Tuesday, February 28, 2012

Supplements

Over the years, counter)induction has performed several concerts thematically related to our up-coming concert, Where words leave off:  New Voices,  Talk Dirty to Medrama: music and its double.
This persistent recapitulation of a thematic is rare for us, and indicates either a shortfall of our programmatic imagination (unlikely, it seems) or a question that keeps resurfacing, an unsolvable question, an aporia in the discursive network of musicking.

This endless interrogatory recapitulation shouldn't surprise us, as it is a continuation of traditions' inability to resolve the question;– as a survey of the Muses and their domains shows us that the line between music and speech was a blurry one from antiquity.  Whether we consider Hesiod's Euterpe, muse of flutes and lyric poetry or  Pausanias' Aoide (the muse of song), the muses with musical attributes are linked to poetry and sung text.

Nor are these Classical linkages simply a confusion that modernity sorted out;–  the wrangling of  of the Council of Trent, the monody of the Florentine camerata, the rise of instrumental music in the 18th and 19th centuries, and the synthesizing aspirations of Wagnerian gesamtkunstwerke show us not a  gradual clarification, but a return again and again to this unresolvable tension and ineluctable linked between speech and music.

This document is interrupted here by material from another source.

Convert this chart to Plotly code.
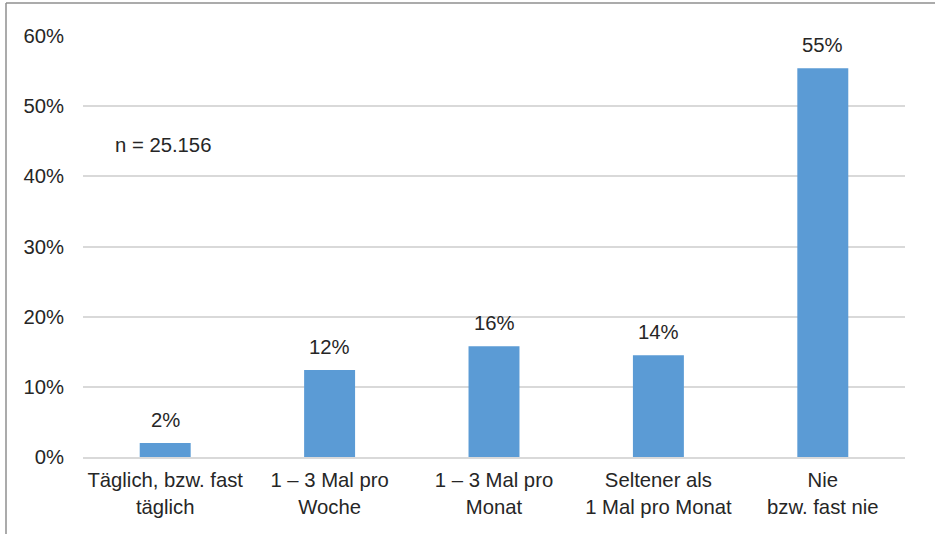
import plotly.graph_objects as go

categories = ["Täglich, bzw. fast<br>täglich", "1 – 3 Mal pro<br>Woche", "1 – 3 Mal pro<br>Monat",
              "Seltener als<br>1 Mal pro Monat", "Nie<br>bzw. fast nie"]
values = [2.0, 12.4, 15.8, 14.5, 55.4]
labels = ["2%", "12%", "16%", "14%", "55%"]
yticks = [0, 10, 20, 30, 40, 50, 60]
ytick_text = ["0%", "10%", "20%", "30%", "40%", "50%", "60%"]
note = "n = 25.156"

W, H = 935, 534
L, R, T, B = 83, 30, 36, 77
FONT = "Liberation Sans, Arial, sans-serif"
FS = 20.3

fig = go.Figure(go.Bar(x=categories, y=values, marker=dict(color="#5B9BD5", line=dict(width=0)),
                       width=0.31, hoverinfo="skip"))

for c, v, t in zip(categories, values, labels):
    fig.add_annotation(x=c, y=v, text=t, showarrow=False, yanchor="bottom", yshift=10,
                       font=dict(family=FONT, size=FS, color="#262626"))

fig.add_annotation(xref="paper", yref="paper", x=(113 - L) / (W - L - R), y=(457 - 145) / (H - T - B),
                   xanchor="left", yanchor="middle", text=note, showarrow=False,
                   font=dict(family=FONT, size=FS, color="#262626"))

pw = W - L - R
ph = H - T - B
px = lambda v: (v - L) / pw
py = lambda v: (H - B - v) / ph
fig.add_shape(type="line", xref="paper", yref="paper", x0=px(6), x1=px(6), y0=py(3), y1=py(540),
              line=dict(color="#8f8f8f", width=1.5))
fig.add_shape(type="line", xref="paper", yref="paper", x0=px(6), x1=px(940), y0=py(3), y1=py(3),
              line=dict(color="#8f8f8f", width=1.5))

fig.update_layout(
    width=W, height=H, margin=dict(l=L, r=R, t=T, b=B, pad=0),
    plot_bgcolor="white", paper_bgcolor="white", showlegend=False,
    font=dict(family=FONT, size=FS, color="#262626"),
    xaxis=dict(showgrid=False, showline=True, linecolor="#d9d9d9", linewidth=2, ticks="",
               ticklabelstandoff=4,
               tickfont=dict(family=FONT, size=FS, color="#262626"), fixedrange=True),
    yaxis=dict(range=[0, 60], tickvals=yticks, ticktext=ytick_text, showgrid=True, gridcolor="#d9d9d9",
               gridwidth=1.5, zeroline=False, showline=False, ticks="", ticklabelstandoff=18,
               tickfont=dict(family=FONT, size=FS, color="#262626"), fixedrange=True),
)
fig.write_html("out.html", config={"displayModeBar": False})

What this makes me think of, actually, is a different source from antiquity - the closing of Plato's Phaedrus, in particular the readings of the passage by Derrida and Ricoeur.  There's a nice summary of the Derridean take [ here ], and for Ricoeur's take, it's probably just best to read Memory, History, Forgetting.  Derrida expands Rousseau's notion of the supplement - it is that which comes to aid to something ‘primary’ or ‘original.'  In this aiding, the supplement displays that which is absent from the original form.

What this makes me think of here is not that music is a supplement to speech or that speech is a supplement to music, but rather that the relationship seems to alternate, each becoming the supplement of the other.  This transductive loop does not render the question of primacy moot, though it does become unanswerable; rather, the positioning and re-position of the two domains becomes generative, a source for next question, the next concert, the next work of music, and the next piece of verse.  And this constant generation of new question seems very much what we do here at c)i.